The most sensational development so far in the sugar scandal is the perpetual injunction petitioned for by the Government to restrain the New York Coffee and Sugar Exchange and the Sugar Clearing Association from carrying on any more speculative dealings in sugar. The injunction petition bears the signatures of Attorney General Daugherty, Solicitor General James M. Beck and five assistants representing the highest legal talent in the Government, and aims to " make the gamblers in sugar remove their roulette wheel from the American breakfast table."

The Government charged in its petition that " actually, transactions on the exchange in an overwhelming majority of cases do not involve and are not intended to involve the delivery of the amount of raw sugar purported to be sold thereby. Such transactions are completed by matching ring settlements or payments of difference, and by clearing through defendant clearing associations (named in the suit) without delivery of the amounts stated in the contracts." The Government goes on to quote the percentages of contracts actually consummated by delivery as being .0018% in November, 1922; .0023% in December, 1922; and so on up to March, 1923, with .0010 percent.
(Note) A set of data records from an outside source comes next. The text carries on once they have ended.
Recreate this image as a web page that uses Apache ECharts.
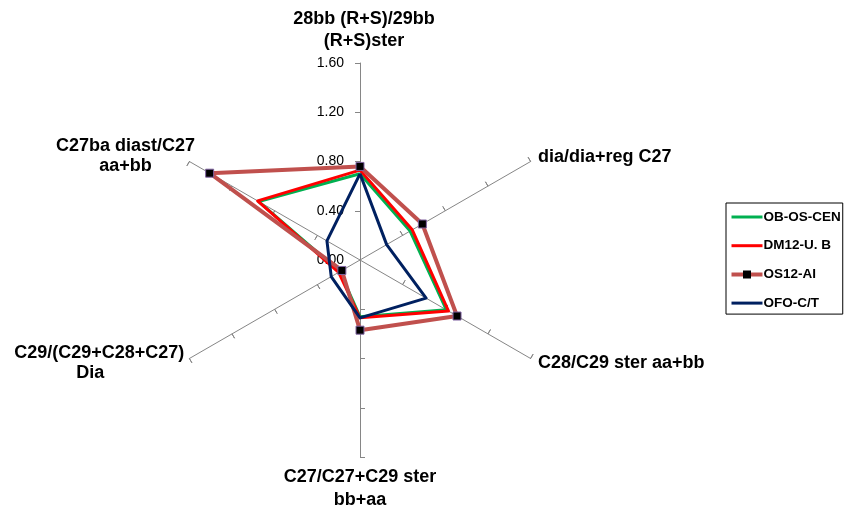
<!DOCTYPE html>
<html>
<head>
<meta charset="utf-8">
<script src="https://cdn.jsdelivr.net/npm/echarts@6/dist/echarts.min.js"></script>
<style>
  html, body { margin: 0; padding: 0; background: #fff; }
  #chart { width: 856px; height: 509px; }
</style>
</head>
<body>
<div id="chart"></div>
<script>
// axes, listed counter-clockwise from the top
const indicators = [
    '28bb (R+S)/29bb\n(R+S)ster',
    'C27ba diast/C27\naa+bb',
    'C29/(C29+C28+C27)\nDia',
    'C27/C27+C29 ster\nbb+aa',
    'C28/C29 ster aa+bb',
    'dia/dia+reg C27'
]
const seriesNames = ['OB-OS-CEN', 'DM12-U. B', 'OS12-AI', 'OFO-C/T']
const obOsCen = [0.70, 0.95, 0.19, 0.46, 0.81, 0.47]
const dm12 = [0.73, 0.96, 0.20, 0.47, 0.83, 0.49]
const os12 = [0.76, 1.41, 0.17, 0.57, 0.91, 0.585]
const ofo = [0.70, 0.31, 0.27, 0.47, 0.62, 0.25]
const axisMin = 0
const axisMax = 1.6
const axisStep = 0.4
const tickValues = [0.4, 0.8, 1.2, 1.6]

const font = 'Arial, "Liberation Sans", sans-serif'
const center = [360, 260]
const radius = 197
const axisGray = '#868686'
const brown = '#C0504D'

// how each axis title is laid out: which radar copy draws it (own nameGap) and its text styles
const nameLayout = [
    { gap: 11, lines: ['top', 'top'] },
    { gap: -6.5, lines: ['ul', 'ul'], after: 'sp18' },
    { gap: 5.9, lines: ['ll', 'llDia'], before: 'sp4' },
    { gap: 8.5, lines: ['bot', 'bot'] },
    { gap: 8.5, lines: ['side'] },
    { gap: 8.5, lines: ['side'] }
]
const nameRich = {
    top: { align: 'center', lineHeight: 22, padding: [0, 0, 0, 8] },
    ul: { align: 'center', lineHeight: 20 },
    ll: { align: 'left', lineHeight: 20 },
    llDia: { align: 'left', lineHeight: 20, padding: [0, 0, 0, 62] },
    bot: { align: 'center', lineHeight: 23 },
    side: { lineHeight: 20 },
    sp18: { fontSize: 1, lineHeight: 18 },
    sp4: { fontSize: 1, lineHeight: 4 }
}

function nameFormatter(gap) {
    return function (name) {
        const i = indicators.indexOf(name)
        const lay = nameLayout[i]
        if (!lay || lay.gap !== gap) {
            return ''
        }
        const out = name.split('\n').map((s, k) => '{' + lay.lines[k] + '|' + s + '}')
        if (lay.before) out.unshift('{' + lay.before + '| }')
        if (lay.after) out.push('{' + lay.after + '| }')
        return out.join('\n')
    }
}

const radarBase = {
    center: center,
    radius: radius,
    startAngle: 90,
    splitNumber: (axisMax - axisMin) / axisStep,
    indicator: indicators.map(n => ({ name: n, min: axisMin, max: axisMax })),
    splitLine: { show: false },
    splitArea: { show: false },
    axisLabel: { show: false }
}
const gaps = [...new Set(nameLayout.map(l => l.gap))]
const mainRadar = gaps.indexOf(8.5)
const tickRadar = gaps.indexOf(5.9)
const radars = gaps.map((gap, k) => Object.assign({}, radarBase, {
    axisLine: { show: k === mainRadar, lineStyle: { color: axisGray, width: 1 } },
    axisTick: {
        show: k === mainRadar || k === tickRadar,
        inside: k === tickRadar,
        length: 5,
        customValues: tickValues,
        lineStyle: { color: axisGray }
    },
    nameGap: gap,
    axisName: {
        color: '#000',
        fontFamily: font,
        fontSize: 18,
        fontWeight: 'bold',
        formatter: nameFormatter(gap),
        rich: nameRich
    }
}))

const chart = echarts.init(document.getElementById('chart'))
const os12Icon = 'path://M0,2H11.5V0H19.5V2H31V6H19.5V8H11.5V6H0Z'
const lineIcon = 'path://M0,0H31V3H0Z'
const os12Fill = new echarts.graphic.LinearGradient(0, 0, 1, 0, [
    { offset: 0, color: brown }, { offset: 0.37, color: brown },
    { offset: 0.371, color: '#000' }, { offset: 0.629, color: '#000' },
    { offset: 0.63, color: brown }, { offset: 1, color: brown }
])

const option = {
    backgroundColor: '#fff',
    animation: false,
    textStyle: { fontFamily: font },
    legend: {
        orient: 'vertical',
        left: 726,
        top: 203,
        padding: [7, 2, 4, 5.5],
        itemGap: 14.7,
        itemWidth: 31,
        itemHeight: 14,
        borderColor: '#000',
        borderWidth: 1,
        borderRadius: 0,
        textStyle: { fontFamily: font, fontSize: 13.5, fontWeight: 'bold', color: '#000', padding: [0, 0, 0, -4] },
        data: [
            { name: seriesNames[0], icon: lineIcon },
            { name: seriesNames[1], icon: lineIcon },
            { name: seriesNames[2], icon: os12Icon, itemStyle: { color: os12Fill, borderWidth: 0 } },
            { name: seriesNames[3], icon: lineIcon }
        ]
    },
    radar: radars,
    polar: { center: center, radius: radius },
    angleAxis: { type: 'value', startAngle: 90, show: false },
    radiusAxis: {
        type: 'value',
        min: axisMin,
        max: axisMax,
        interval: axisStep,
        axisLine: { show: false },
        axisTick: { show: false },
        splitLine: { show: false },
        axisLabel: {
            color: '#000',
            fontFamily: font,
            fontSize: 14,
            margin: 16,
            formatter: v => v.toFixed(2)
        }
    },
    series: [
        {
            type: 'radar', radarIndex: mainRadar, name: seriesNames[0], symbol: 'none',
            lineStyle: { color: '#00B050', width: 3 }, itemStyle: { color: '#00B050' },
            data: [{ name: seriesNames[0], value: obOsCen }]
        },
        {
            type: 'radar', radarIndex: mainRadar, name: seriesNames[1], symbol: 'none',
            lineStyle: { color: '#FF0000', width: 3 }, itemStyle: { color: '#FF0000' },
            data: [{ name: seriesNames[1], value: dm12 }]
        },
        {
            type: 'radar', radarIndex: mainRadar, name: seriesNames[2], symbol: 'rect', symbolSize: 8,
            lineStyle: { color: brown, width: 4 },
            itemStyle: { color: '#000', borderColor: '#8064A2', borderWidth: 1 },
            data: [{ name: seriesNames[2], value: os12 }]
        },
        {
            type: 'radar', radarIndex: mainRadar, name: seriesNames[3], symbol: 'none',
            lineStyle: { color: '#002060', width: 3 }, itemStyle: { color: '#002060' },
            data: [{ name: seriesNames[3], value: ofo }]
        }
    ]
}
chart.setOption(option)
</script>
</body>
</html>
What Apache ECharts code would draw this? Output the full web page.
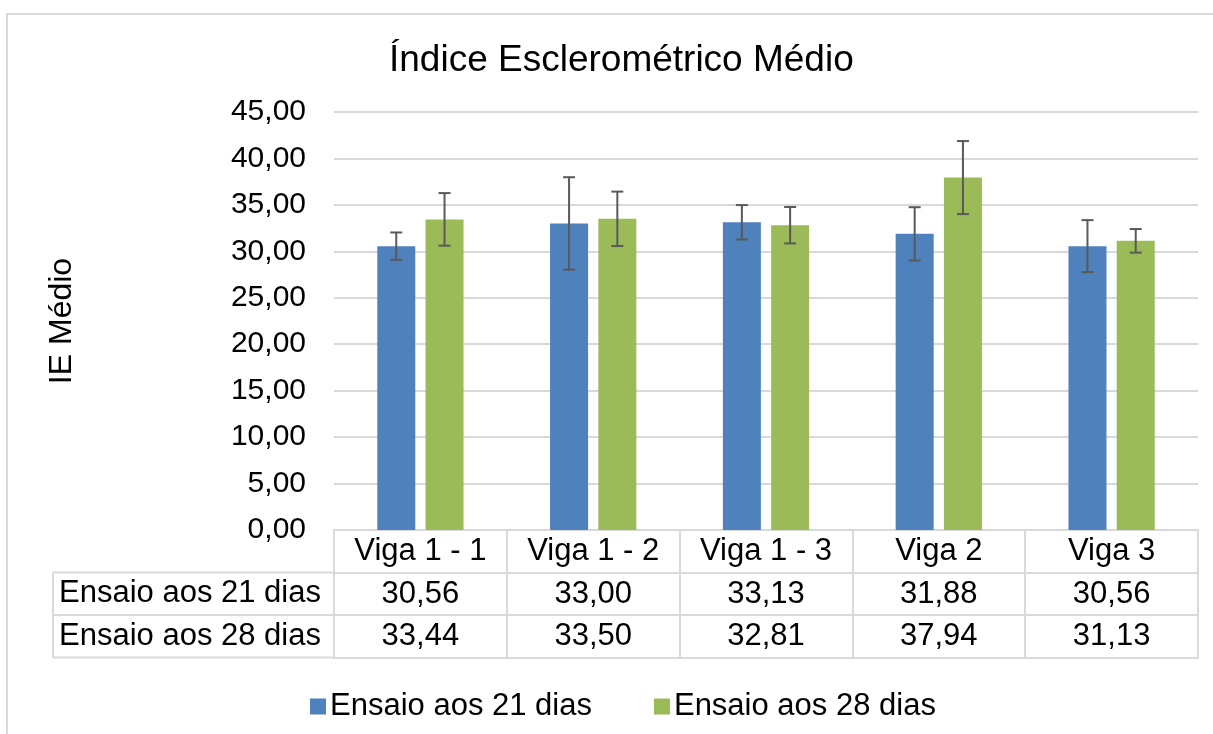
<!DOCTYPE html>
<html>
<head>
<meta charset="utf-8">
<script src="https://cdn.jsdelivr.net/npm/echarts@6/dist/echarts.min.js"></script>
<style>
  html, body { margin: 0; padding: 0; background: #fff; }
  #chart { width: 1213px; height: 734px; }
</style>
</head>
<body>
<div id="chart"></div>
<script>
const titleText = 'Índice Esclerométrico Médio';
const yAxisName = 'IE Médio';
const categories = ['Viga 1 - 1', 'Viga 1 - 2', 'Viga 1 - 3', 'Viga 2', 'Viga 3'];
const seriesNames = ['Ensaio aos 21 dias', 'Ensaio aos 28 dias'];
const ensaio21 = [30.56, 33.00, 33.13, 31.88, 30.56];
const ensaio28 = [33.44, 33.50, 32.81, 37.94, 31.13];
const err21 = [1.47, 4.98, 1.85, 2.87, 2.80];
const err28 = [2.83, 2.93, 1.96, 3.93, 1.27];
const yMin = 0, yMax = 45, yInterval = 5;

const FONT = "'Liberation Sans', Arial, sans-serif";
const BLUE = '#4f81bd', GREEN = '#9bbb59';
const GRID_COLOR = '#d9d9d9';
const BAR_W = 38, BAR_GAP = 0.27;
const fmt = v => v.toFixed(2).replace('.', ',');

const gridLeft = 334, gridRight = 15, gridTop = 112, gridBottom = 204;
const rowH = 42.5;
const TXT = 31;

function errorSeries(name, values, errs, sign) {
  return {
    name: name,
    type: 'custom',
    z: 5,
    silent: true,
    encode: { x: 0, y: [1, 2] },
    data: values.map((v, i) => [i, v - errs[i], v + errs[i]]),
    renderItem: function (params, api) {
      const idx = api.value(0);
      const lo = api.coord([idx, api.value(1)]);
      const hi = api.coord([idx, api.value(2)]);
      const off = sign * (BAR_W + BAR_W * BAR_GAP) / 2;
      const x = lo[0] + off;
      const cap = 6;
      const st = { stroke: '#595959', lineWidth: 2 };
      return {
        type: 'group',
        children: [
          { type: 'line', shape: { x1: x, y1: lo[1], x2: x, y2: hi[1] }, style: st },
          { type: 'line', shape: { x1: x - cap, y1: lo[1], x2: x + cap, y2: lo[1] }, style: st },
          { type: 'line', shape: { x1: x - cap, y1: hi[1], x2: x + cap, y2: hi[1] }, style: st }
        ]
      };
    }
  };
}

const lineStyle = { color: GRID_COLOR, width: 2 };
const labelStyle = { fontSize: TXT, color: '#000', fontFamily: FONT, margin: 6 };

const chart = echarts.init(document.getElementById('chart'));
const tableBottom = 530 + rowH * 3;

chart.setOption({
  backgroundColor: '#fff',
  animation: false,
  title: {
    text: titleText,
    left: 384,
    top: 37,
    textStyle: { fontSize: 37, fontWeight: 'normal', color: '#000', fontFamily: FONT }
  },
  legend: {
    data: seriesNames,
    left: 305,
    top: 686,
    itemWidth: 16,
    itemHeight: 16,
    itemGap: 62,
    icon: 'rect',
    textStyle: { fontSize: TXT, color: '#000', fontFamily: FONT, padding: [0, 0, 0, -1] }
  },
  grid: { left: gridLeft, right: gridRight, top: gridTop, bottom: gridBottom, containLabel: false },
  xAxis: [
    {
      type: 'category', data: categories, position: 'bottom',
      axisLine: { show: true, lineStyle: lineStyle },
      axisTick: { show: true, length: rowH * 3, lineStyle: lineStyle },
      axisLabel: labelStyle,
      splitLine: { show: false }
    },
    {
      type: 'category', data: categories, position: 'bottom', offset: rowH,
      axisLine: { show: true, lineStyle: lineStyle },
      axisTick: { show: false },
      axisLabel: Object.assign({}, labelStyle, { formatter: (v, i) => fmt(ensaio21[i]) })
    },
    {
      type: 'category', data: categories, position: 'bottom', offset: rowH * 2,
      axisLine: { show: true, lineStyle: lineStyle },
      axisTick: { show: false },
      axisLabel: Object.assign({}, labelStyle, { formatter: (v, i) => fmt(ensaio28[i]) })
    },
    {
      type: 'category', data: categories, position: 'bottom', offset: rowH * 3,
      axisLine: { show: true, lineStyle: lineStyle },
      axisTick: { show: false },
      axisLabel: { show: false }
    }
  ],
  yAxis: {
    type: 'value',
    min: yMin, max: yMax, interval: yInterval,
    name: yAxisName,
    nameLocation: 'middle',
    nameGap: 256,
    nameTextStyle: { fontSize: 32, color: '#000', fontFamily: FONT },
    axisLine: { show: false },
    axisTick: { show: false },
    axisLabel: { fontSize: 30, color: '#000', fontFamily: FONT, margin: 28, formatter: v => fmt(v) },
    splitLine: { show: true, lineStyle: lineStyle }
  },
  graphic: [
    { type: 'rect', shape: { x: 7, y: 14, width: 1240, height: 760 }, style: { fill: null, stroke: GRID_COLOR, lineWidth: 2 }, z: -1 },
    { type: 'line', shape: { x1: 53, y1: 530 + rowH, x2: gridLeft, y2: 530 + rowH }, style: { stroke: GRID_COLOR, lineWidth: 2 } },
    { type: 'line', shape: { x1: 53, y1: 530 + rowH * 2, x2: gridLeft, y2: 530 + rowH * 2 }, style: { stroke: GRID_COLOR, lineWidth: 2 } },
    { type: 'line', shape: { x1: 53, y1: tableBottom, x2: gridLeft, y2: tableBottom }, style: { stroke: GRID_COLOR, lineWidth: 2 } },
    { type: 'line', shape: { x1: 53, y1: 530 + rowH, x2: 53, y2: tableBottom }, style: { stroke: GRID_COLOR, lineWidth: 2 } },
    { type: 'text', x: 59, y: 530 + rowH * 1.5, style: { text: seriesNames[0], font: TXT + 'px ' + FONT, fill: '#000', verticalAlign: 'middle' } },
    { type: 'text', x: 59, y: 530 + rowH * 2.5, style: { text: seriesNames[1], font: TXT + 'px ' + FONT, fill: '#000', verticalAlign: 'middle' } }
  ],
  series: [
    { name: seriesNames[0], type: 'bar', data: ensaio21, barWidth: BAR_W, barGap: (BAR_GAP * 100) + '%', itemStyle: { color: BLUE } },
    { name: seriesNames[1], type: 'bar', data: ensaio28, barWidth: BAR_W, barGap: (BAR_GAP * 100) + '%', itemStyle: { color: GREEN } },
    errorSeries('err21', ensaio21, err21, -1),
    errorSeries('err28', ensaio28, err28, 1)
  ]
});
</script>
</body>
</html>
These amazing figures which would convict the exchanges as being little better than huge gambling rings were punctured by the equally amazing revelation by the New York Evening Post that the Government's petition had been prepared so hastily that in every case the decimal point was placed two places too far to the left! The discrepancy between fact and figure in the matter of the world's supply of sugar was found to be even more significant. The petition stated that the Department of Commerce " estimates the 1922-23 world production of sugar at 19,511,000 tons." But the latest published figures by the Department give the world production as 18,308,000 tons. This error of 1,200,000 tons is made by the Government at a time when the whole sugar trade is upset by reports of an estimated shortage of only a few hundred thousand tons!

That the sugar dealers are not alarmed by the Government's suit, which may be followed by a criminal action for conspiracy in restraint of trade, is shown by the fact that dealings in futures and trading went on as before and the price of both raw and refined sugar climbed to unprecedented heights. Cuban raw sugar went up to 6.25 cents a pound and refined to 9.50 and 9.85. Brokers freely predicted that retail sugar would soon cost housewives 12 cents a pound.